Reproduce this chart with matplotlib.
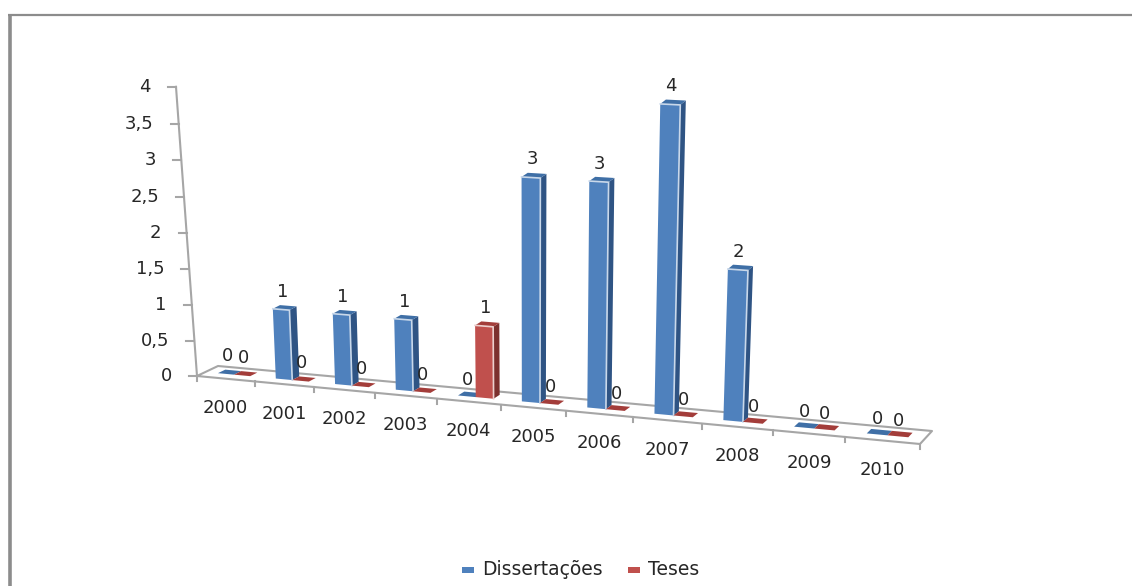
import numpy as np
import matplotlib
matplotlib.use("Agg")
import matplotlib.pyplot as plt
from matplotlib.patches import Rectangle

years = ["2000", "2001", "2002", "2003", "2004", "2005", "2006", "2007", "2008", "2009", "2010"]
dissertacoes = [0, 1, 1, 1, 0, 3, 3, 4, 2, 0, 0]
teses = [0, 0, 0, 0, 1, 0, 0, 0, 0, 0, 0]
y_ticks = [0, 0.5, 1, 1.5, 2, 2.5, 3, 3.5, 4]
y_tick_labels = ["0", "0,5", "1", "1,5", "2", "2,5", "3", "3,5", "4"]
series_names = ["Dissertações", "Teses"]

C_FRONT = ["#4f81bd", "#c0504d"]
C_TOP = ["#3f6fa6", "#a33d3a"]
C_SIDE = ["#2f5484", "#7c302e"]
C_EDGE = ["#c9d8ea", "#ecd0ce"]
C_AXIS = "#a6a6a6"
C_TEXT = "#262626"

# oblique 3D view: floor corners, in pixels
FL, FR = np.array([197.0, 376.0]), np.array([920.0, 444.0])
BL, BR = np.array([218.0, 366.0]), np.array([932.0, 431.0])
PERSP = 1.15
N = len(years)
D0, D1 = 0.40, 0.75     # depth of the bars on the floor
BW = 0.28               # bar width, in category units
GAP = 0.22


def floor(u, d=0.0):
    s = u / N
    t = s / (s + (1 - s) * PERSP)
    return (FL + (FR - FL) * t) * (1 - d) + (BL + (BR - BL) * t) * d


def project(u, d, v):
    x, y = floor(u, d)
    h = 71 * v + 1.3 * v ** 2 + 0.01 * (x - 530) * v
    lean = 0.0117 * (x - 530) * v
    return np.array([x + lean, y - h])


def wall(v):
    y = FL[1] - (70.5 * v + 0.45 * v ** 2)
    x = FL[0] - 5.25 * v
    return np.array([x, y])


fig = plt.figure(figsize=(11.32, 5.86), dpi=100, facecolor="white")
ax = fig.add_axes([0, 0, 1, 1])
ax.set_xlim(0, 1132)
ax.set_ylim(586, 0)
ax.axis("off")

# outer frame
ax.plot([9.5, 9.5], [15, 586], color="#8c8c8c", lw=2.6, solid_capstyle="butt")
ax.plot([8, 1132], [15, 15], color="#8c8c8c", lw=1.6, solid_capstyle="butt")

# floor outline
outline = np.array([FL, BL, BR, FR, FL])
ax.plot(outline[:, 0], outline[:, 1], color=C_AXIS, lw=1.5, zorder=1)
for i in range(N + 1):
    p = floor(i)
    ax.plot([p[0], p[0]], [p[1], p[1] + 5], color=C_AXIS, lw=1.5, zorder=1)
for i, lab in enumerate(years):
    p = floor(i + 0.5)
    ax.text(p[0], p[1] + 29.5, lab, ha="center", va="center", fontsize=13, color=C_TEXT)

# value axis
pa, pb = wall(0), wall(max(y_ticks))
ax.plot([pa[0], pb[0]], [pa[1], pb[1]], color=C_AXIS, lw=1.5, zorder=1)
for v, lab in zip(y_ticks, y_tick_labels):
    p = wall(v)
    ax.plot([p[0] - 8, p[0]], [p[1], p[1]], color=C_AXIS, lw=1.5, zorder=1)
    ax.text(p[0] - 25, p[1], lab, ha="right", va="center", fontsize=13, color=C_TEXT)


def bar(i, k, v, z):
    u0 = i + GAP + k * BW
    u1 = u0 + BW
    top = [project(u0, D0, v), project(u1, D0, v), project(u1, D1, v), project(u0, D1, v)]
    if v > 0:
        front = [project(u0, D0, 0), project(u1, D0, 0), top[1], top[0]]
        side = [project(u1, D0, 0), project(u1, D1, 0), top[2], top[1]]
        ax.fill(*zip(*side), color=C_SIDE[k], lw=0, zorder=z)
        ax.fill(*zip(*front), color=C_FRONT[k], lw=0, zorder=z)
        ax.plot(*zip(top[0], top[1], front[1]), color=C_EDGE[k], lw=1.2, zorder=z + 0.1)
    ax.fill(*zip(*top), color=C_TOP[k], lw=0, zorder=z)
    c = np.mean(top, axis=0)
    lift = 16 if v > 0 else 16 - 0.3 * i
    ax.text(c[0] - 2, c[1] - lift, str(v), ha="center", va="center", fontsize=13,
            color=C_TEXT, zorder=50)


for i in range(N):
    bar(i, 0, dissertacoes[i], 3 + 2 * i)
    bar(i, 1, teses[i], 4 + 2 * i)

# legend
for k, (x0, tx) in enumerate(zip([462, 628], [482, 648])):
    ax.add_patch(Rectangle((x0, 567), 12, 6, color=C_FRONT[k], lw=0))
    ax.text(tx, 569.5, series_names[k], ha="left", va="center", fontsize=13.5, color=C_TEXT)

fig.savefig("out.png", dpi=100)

◇ ◇ ◇ ◇ ◇ ◇ ◇

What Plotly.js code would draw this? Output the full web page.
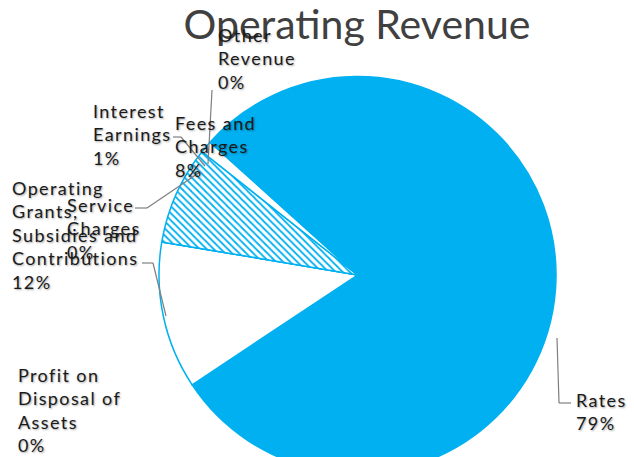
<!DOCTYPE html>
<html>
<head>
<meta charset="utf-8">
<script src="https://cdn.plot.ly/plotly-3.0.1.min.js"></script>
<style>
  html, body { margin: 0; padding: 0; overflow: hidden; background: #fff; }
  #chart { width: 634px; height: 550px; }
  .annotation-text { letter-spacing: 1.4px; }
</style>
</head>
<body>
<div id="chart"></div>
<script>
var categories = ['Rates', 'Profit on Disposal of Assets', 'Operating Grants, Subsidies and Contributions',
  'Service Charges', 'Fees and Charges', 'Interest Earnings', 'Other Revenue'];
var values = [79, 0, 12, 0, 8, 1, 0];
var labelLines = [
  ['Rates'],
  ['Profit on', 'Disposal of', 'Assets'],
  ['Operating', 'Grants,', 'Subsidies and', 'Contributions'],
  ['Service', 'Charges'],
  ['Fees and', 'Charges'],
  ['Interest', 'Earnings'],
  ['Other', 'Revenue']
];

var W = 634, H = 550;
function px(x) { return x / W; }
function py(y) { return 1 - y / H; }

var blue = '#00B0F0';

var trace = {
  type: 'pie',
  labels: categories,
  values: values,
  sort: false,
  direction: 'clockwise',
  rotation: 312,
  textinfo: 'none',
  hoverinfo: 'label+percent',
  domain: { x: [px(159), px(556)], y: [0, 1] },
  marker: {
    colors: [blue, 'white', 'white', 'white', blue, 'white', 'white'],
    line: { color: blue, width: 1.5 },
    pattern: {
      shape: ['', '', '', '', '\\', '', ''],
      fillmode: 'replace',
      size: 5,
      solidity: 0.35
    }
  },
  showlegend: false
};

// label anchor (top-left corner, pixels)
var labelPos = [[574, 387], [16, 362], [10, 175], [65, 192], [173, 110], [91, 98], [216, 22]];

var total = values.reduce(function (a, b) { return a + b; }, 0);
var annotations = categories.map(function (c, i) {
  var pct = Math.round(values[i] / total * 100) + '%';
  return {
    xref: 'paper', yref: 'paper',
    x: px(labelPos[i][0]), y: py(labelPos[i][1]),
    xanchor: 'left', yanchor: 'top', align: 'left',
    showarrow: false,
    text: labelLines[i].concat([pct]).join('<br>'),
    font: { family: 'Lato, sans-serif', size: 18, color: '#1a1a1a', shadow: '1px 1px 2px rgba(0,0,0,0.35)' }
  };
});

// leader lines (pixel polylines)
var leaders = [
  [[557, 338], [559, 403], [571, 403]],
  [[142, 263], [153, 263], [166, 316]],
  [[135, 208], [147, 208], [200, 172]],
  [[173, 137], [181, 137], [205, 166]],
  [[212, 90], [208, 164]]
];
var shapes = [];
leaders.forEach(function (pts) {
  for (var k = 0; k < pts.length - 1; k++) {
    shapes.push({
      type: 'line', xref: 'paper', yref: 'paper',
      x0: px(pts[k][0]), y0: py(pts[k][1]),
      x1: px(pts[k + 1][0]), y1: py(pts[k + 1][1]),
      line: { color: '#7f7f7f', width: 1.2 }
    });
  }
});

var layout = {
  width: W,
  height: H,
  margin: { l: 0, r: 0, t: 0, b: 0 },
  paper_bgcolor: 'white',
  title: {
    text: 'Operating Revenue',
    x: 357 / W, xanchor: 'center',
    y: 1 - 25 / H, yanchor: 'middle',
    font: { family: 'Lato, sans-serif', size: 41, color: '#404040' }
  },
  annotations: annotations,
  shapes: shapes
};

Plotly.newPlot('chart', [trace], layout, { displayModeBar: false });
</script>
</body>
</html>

◇ ◇ ◇ ◇ ◇ ◇ ◇

[WHAT YOU WILL DO] From the records above, pull out every line containing the word "this".

[FULL OUTPUT]
Reproduce this chart with matplotlib.
What Plotly.js code would draw this? Output the full web page.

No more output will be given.